The Charter for Involvement

charter for involvement

Over the past 9 months Rhona and I have been delighted and privileged to work on the Charter for Involvement with members of The National Involvement Network (NIN) . The NIN is a Scottish wide group of people with learning disabilities who want to have more say over the services they use

They have developed the Charter for Involvement.  This Charter has 12 clear statements that set out how people want to be involved in their own lives, their services and their communities. For example

  • Statement 2- We have the right to be live our lives independently
  • Statement 3 –We must be involved in our communities.

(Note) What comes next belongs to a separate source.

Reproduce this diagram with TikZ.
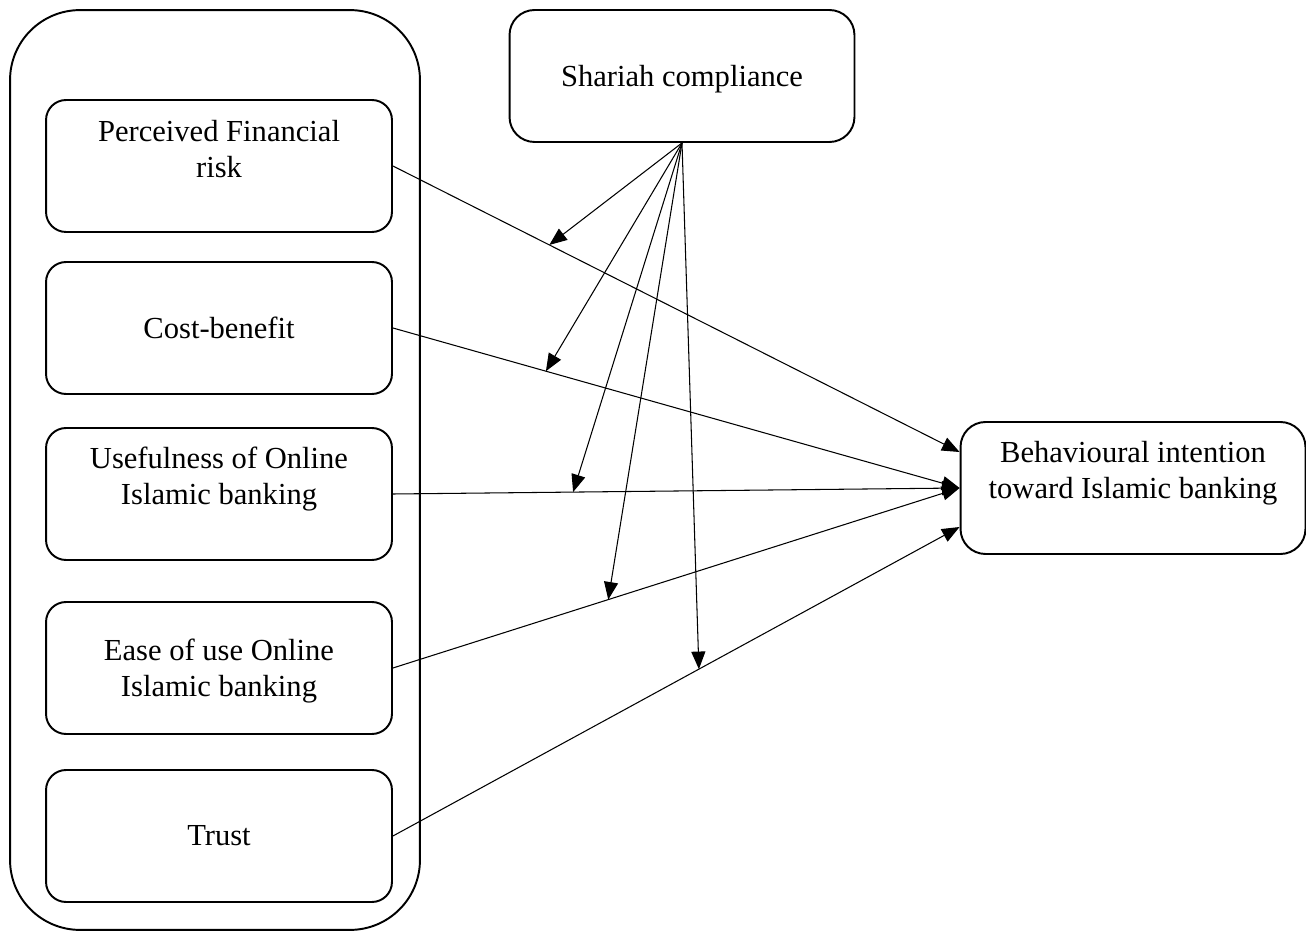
\documentclass[tikz,border=0pt]{standalone}
\usepackage{fontspec}
\setmainfont{Liberation Serif}
\usetikzlibrary{arrows.meta}

\begin{document}
\begin{tikzpicture}[
  x=0.02cm, y=-0.02cm,
  font=\fontsize{17.4}{20.5}\selectfont,
  factor/.style={draw, line width=1.1pt, rounded corners=0.4cm,
    minimum width=6.92cm, minimum height=2.64cm, inner sep=0pt},
  bigbox/.style={draw, line width=1.1pt, rounded corners=0.5cm,
    minimum width=6.9cm, minimum height=2.64cm, inner sep=0pt},
  group/.style={draw, line width=1.1pt, rounded corners=1.4cm,
    minimum width=8.2cm, minimum height=18.4cm},
  txt/.style={align=center, inner sep=0pt},
  path arrow/.style={line width=0.6pt, -{Triangle[length=10pt,width=8pt]}}
]
  \useasboundingbox (0,0) rectangle (1306,932);

  % Group of factors
  \node[group] (grp) at (215,470) {};
  \node[factor, label={[txt, yshift=0.34cm]center:Perceived Financial\\risk}] (risk) at (219,166) {};
  \node[factor, label={[txt]center:Cost-benefit}] (cost) at (219,328) {};
  \node[factor, label={[txt, yshift=0.30cm]center:Usefulness of Online\\Islamic banking}] (use) at (219,494) {};
  \node[factor, label={[txt, yshift=-0.06cm]center:Ease of use Online\\Islamic banking}] (ease) at (219,668) {};
  \node[factor, label={[txt]center:Trust}] (trust) at (219,836) {};

  % Moderator and outcome
  \node[bigbox, label={[txt, yshift=-0.06cm]center:Shariah compliance}] (shariah) at (682,76) {};
  \node[bigbox, label={[txt, yshift=0.30cm]center:Behavioural intention\\toward Islamic banking}] (bi) at (1133,488) {};

  % Direct paths
  \draw[path arrow] (risk.east) -- coordinate[pos=0.276] (m1) ([yshift=0.72cm]bi.west);
  \draw[path arrow] (cost.east) -- coordinate[pos=0.27] (m2) (bi.west);
  \draw[path arrow] (use.east) -- coordinate[pos=0.318] (m3) (bi.west);
  \draw[path arrow] (ease.east) -- coordinate[pos=0.38] (m4) (bi.west);
  \draw[path arrow] (trust.east) -- coordinate[pos=0.54] (m5) ([yshift=-0.78cm]bi.west);

  % Moderating paths
  \foreach \m in {m1,m2,m3,m4,m5}
    \draw[path arrow] (shariah.south) -- (\m);

\end{tikzpicture}
\end{document}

Organisations from a wide range of settings sign up to the Charter and commit to ensure their services put the statements into practice, as they are relevant to people everywhere.   ARC  Scotland is the organisation that supports the work of the NIN.

Partnership working

At a Scottish Government Keys to Life event at the Scottish Parliament James Fletcher Director of ARC Scotland and Lois got talking about how we could help services reflect on the extent they were meeting the Charter aims from the perspective of people who need extra support with communication, and  the seeds of this project were sown. Feedback was it can be difficult for  organisations to support the people who use their services to  become  truly connected and involved in the  local community  . In addition there can be a tension about supporting   people to be more independent and autonomous when we live in a risk averse  service culture.

Could we develop a Talking mat that would allow members of the NIN  to explore  statements 2  and 3 of the Charter . What aspects of living independently and being involved in their community were going well for them and what aspects were not going so well?     Keys to Life was recognising the importance of social connectedness  and the subsequent ARC application for money to do this in partnership with Talking Mats was successful .

Developing the Talking Mat

The first task in creating a Talking Mats is to unpick the meaning in this case the meaning of the two statements .    What do we mean when we say we are involved or that we are independent?   What does successful involvement or independence look like?   To explore this we held three seminars with NIN members in Edinburgh , Glasgow and then Dundee . The groups initially started with a blank sheet of paper on which we would mind map their thoughts and ideas.As the seminar progressed we would bring in ideas from the earlier groups and after much debate reached a consensus.   It was recognised there were too many items for one Talking Mat.  It was decided to create  two  Mats,   one that would deal with words and symbols  that were easier to understand and more likely to be in people’s lived experience

set-1

It included options such as Leisure centre, Neighbours ,Work/ volunteering. The  other Talking Mat would contain the more abstract words and symbols . e.g Being accepted , Taking risks

It was recognised from the outset that there would be some people with a learning disability who would not be able to respond to the more abstract Talking Mat.

Design style

The Charter for Involvement has its own design and style and therefore it was agreed that The Talking Mat would fit into its brand and that we would work with their artist. The Talking Mats are called Taking Part (1 for the more  concrete mat ) and Taking Part (2 for the more abstract)   Once the Mat was created the training with Nin Members could commence but that is for another blog!